A World of Trees

“Trees have long been trying to reach us. But they speak on frequencies too low for people to hear.”

“This is not our world with trees in it. It's a world of trees, where humans have just arrived.”

– Richard Powers
The Overstory (book discussion led by CJT on Tuesday, October 26, at 7 pm)

It’s that time of year… time for Tree of the Day!

Kathy Slade introduced me to the idea of looking around for a “Tree of the Day” during the fall season, when the trees lose their chlorophyll and begin to show their true colors right before they let go and head into a season of slumber. The idea is that as you go about your business, you pay attention to the trees… (How could one not? But we mean REALLY pay attention!) If one tree just smacks you upside the head with its colors popping against the sky, then you bequeath that tree the title “Tree of the Day” and honor its life, give thanks for its beauty, do a little happy dance or whatever you want to do to celebrate its glory.

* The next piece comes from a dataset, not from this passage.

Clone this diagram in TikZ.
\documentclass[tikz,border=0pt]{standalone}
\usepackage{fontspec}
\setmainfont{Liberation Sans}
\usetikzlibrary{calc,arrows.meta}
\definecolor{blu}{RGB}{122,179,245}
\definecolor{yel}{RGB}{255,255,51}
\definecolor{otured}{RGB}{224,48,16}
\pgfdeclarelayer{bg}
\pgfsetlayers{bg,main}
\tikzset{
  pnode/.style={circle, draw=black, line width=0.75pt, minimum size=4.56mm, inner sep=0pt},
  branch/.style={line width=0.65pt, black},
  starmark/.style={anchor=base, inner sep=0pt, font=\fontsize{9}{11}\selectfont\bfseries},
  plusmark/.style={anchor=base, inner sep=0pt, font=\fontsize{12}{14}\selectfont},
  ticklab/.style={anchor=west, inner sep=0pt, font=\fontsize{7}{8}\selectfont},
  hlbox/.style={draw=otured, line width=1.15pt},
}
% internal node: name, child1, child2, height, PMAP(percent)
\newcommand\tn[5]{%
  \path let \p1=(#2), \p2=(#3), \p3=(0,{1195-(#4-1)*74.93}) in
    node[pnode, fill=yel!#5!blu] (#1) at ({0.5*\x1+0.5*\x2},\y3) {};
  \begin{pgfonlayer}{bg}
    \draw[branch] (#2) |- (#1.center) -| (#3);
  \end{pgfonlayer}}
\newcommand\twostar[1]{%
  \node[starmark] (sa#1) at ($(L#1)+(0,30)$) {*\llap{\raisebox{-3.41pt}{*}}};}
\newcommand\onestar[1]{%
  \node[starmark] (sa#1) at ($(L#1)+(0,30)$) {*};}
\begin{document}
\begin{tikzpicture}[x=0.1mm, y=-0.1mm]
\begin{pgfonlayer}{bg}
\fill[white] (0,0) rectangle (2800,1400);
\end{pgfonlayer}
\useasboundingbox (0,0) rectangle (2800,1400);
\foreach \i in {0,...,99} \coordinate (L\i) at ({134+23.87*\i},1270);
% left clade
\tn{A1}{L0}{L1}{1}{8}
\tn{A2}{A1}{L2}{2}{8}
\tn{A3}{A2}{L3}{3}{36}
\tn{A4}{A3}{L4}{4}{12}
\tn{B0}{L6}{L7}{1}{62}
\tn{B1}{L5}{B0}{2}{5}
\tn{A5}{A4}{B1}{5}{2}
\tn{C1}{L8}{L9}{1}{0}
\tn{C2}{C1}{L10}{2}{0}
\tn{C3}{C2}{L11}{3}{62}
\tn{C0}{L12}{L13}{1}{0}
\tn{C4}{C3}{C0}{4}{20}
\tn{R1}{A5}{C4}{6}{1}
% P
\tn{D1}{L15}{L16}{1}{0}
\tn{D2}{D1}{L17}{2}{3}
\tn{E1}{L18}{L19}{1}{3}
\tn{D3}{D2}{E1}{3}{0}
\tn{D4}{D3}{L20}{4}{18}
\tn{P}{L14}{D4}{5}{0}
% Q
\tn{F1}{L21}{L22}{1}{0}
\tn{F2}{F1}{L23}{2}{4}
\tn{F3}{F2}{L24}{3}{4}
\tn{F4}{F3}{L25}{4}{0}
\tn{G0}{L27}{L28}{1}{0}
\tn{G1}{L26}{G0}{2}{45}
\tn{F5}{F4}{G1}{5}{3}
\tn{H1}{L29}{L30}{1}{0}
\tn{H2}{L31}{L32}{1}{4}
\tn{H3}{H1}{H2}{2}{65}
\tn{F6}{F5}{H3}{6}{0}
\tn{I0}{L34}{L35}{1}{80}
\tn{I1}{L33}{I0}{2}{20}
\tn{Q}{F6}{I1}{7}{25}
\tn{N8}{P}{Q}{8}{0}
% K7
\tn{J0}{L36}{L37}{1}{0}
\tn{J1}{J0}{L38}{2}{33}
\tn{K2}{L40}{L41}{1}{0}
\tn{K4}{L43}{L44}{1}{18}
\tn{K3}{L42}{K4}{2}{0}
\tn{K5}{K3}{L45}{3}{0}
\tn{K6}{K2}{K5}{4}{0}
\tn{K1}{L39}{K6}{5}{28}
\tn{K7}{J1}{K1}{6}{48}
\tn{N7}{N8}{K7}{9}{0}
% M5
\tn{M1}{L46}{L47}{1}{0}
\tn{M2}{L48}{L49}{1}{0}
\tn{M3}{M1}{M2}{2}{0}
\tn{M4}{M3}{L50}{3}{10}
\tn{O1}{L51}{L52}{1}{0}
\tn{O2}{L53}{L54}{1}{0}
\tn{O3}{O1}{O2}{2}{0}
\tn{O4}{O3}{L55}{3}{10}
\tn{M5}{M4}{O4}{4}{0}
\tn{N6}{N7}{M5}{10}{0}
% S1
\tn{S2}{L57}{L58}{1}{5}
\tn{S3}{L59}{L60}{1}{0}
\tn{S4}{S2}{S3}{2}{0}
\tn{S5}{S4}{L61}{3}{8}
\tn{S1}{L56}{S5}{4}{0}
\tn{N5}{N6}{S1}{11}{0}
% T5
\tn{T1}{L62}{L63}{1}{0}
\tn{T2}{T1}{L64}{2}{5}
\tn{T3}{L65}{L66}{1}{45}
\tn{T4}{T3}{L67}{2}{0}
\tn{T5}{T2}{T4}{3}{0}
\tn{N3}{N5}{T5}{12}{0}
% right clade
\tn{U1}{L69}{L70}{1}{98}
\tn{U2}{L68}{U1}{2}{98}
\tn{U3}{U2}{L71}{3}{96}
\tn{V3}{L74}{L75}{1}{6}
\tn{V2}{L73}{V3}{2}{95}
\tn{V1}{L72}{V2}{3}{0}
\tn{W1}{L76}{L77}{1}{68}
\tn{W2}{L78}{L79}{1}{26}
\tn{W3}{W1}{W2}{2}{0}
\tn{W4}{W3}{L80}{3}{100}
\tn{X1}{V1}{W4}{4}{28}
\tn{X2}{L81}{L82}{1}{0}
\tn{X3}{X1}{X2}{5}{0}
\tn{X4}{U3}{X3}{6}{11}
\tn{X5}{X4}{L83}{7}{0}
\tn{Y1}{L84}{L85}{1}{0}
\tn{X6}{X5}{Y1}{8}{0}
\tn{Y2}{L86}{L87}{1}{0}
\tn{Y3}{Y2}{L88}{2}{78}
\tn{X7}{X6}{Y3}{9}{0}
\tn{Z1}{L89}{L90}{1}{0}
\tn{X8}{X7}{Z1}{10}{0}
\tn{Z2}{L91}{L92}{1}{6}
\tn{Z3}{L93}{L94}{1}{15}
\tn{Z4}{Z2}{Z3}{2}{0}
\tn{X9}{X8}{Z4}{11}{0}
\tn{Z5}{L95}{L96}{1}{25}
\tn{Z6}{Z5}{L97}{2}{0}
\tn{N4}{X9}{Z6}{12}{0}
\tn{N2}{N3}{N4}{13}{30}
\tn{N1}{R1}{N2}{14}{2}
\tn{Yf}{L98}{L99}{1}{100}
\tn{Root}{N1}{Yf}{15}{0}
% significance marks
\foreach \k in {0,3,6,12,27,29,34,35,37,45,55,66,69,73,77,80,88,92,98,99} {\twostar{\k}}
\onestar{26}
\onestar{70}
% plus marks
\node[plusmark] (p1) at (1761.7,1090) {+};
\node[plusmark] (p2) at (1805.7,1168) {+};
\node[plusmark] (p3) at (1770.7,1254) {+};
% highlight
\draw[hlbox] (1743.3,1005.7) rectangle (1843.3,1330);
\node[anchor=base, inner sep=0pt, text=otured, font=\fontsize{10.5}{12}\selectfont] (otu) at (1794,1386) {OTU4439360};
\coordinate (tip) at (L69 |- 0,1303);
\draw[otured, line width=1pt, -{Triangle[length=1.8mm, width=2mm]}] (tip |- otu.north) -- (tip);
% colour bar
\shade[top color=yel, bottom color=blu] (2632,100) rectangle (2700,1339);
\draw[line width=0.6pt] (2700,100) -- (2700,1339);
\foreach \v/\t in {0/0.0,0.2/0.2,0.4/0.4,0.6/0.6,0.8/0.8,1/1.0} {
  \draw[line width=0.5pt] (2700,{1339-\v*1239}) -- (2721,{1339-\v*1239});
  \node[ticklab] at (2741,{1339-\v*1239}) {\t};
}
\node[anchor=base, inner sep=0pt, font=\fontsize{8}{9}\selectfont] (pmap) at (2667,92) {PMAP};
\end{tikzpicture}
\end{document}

This is a little religious naturalist/pagan/earth-centered spiritual practice designed for the early spring and fall in New England. Note: If, like me, you can’t stand choosing just one sometimes, that’s OK. The trees are honestly not in competition with one other but urging each other along.

In The Overstory, Richard Powers writes, “We found that trees could communicate, over the air and through their roots… We found that trees take care of each other… seeds remember the seasons of their childhood and set buds accordingly… trees sense the presence of other nearby life… a tree learns to save water… trees feed their young and synchronize their masts and bank resources and warn kin and send out signals to wasps to come and save them from attacks… A forest knows things. They wire themselves up underground… Link enough trees together, and a forest grows aware.”

Can a congregation be like a forest? Communicating in subtle ways, supporting each other, “feeding” our young, knowing things and growing aware- as a whole? I believe so. And I am grateful that we are slowly beginning to gather again in the Meeting House, where much of that happens in quiet and wonderful ways. Our forest is re-growing.

Richard Powers writes, “There are a hundred thousand species of love, separately invented, each more ingenious than the last, and every one of them keeps making things.” Trees all around us are eating sunlight, making the air, creating beauty, feeding and housing creatures, and preparing the ground for the decomposers to do their thing. (Another shout out to Kathy Slade who will be talking about this with the kids this Sunday.) There is so much to love in this world, so much to preserve and share with those coming up after us.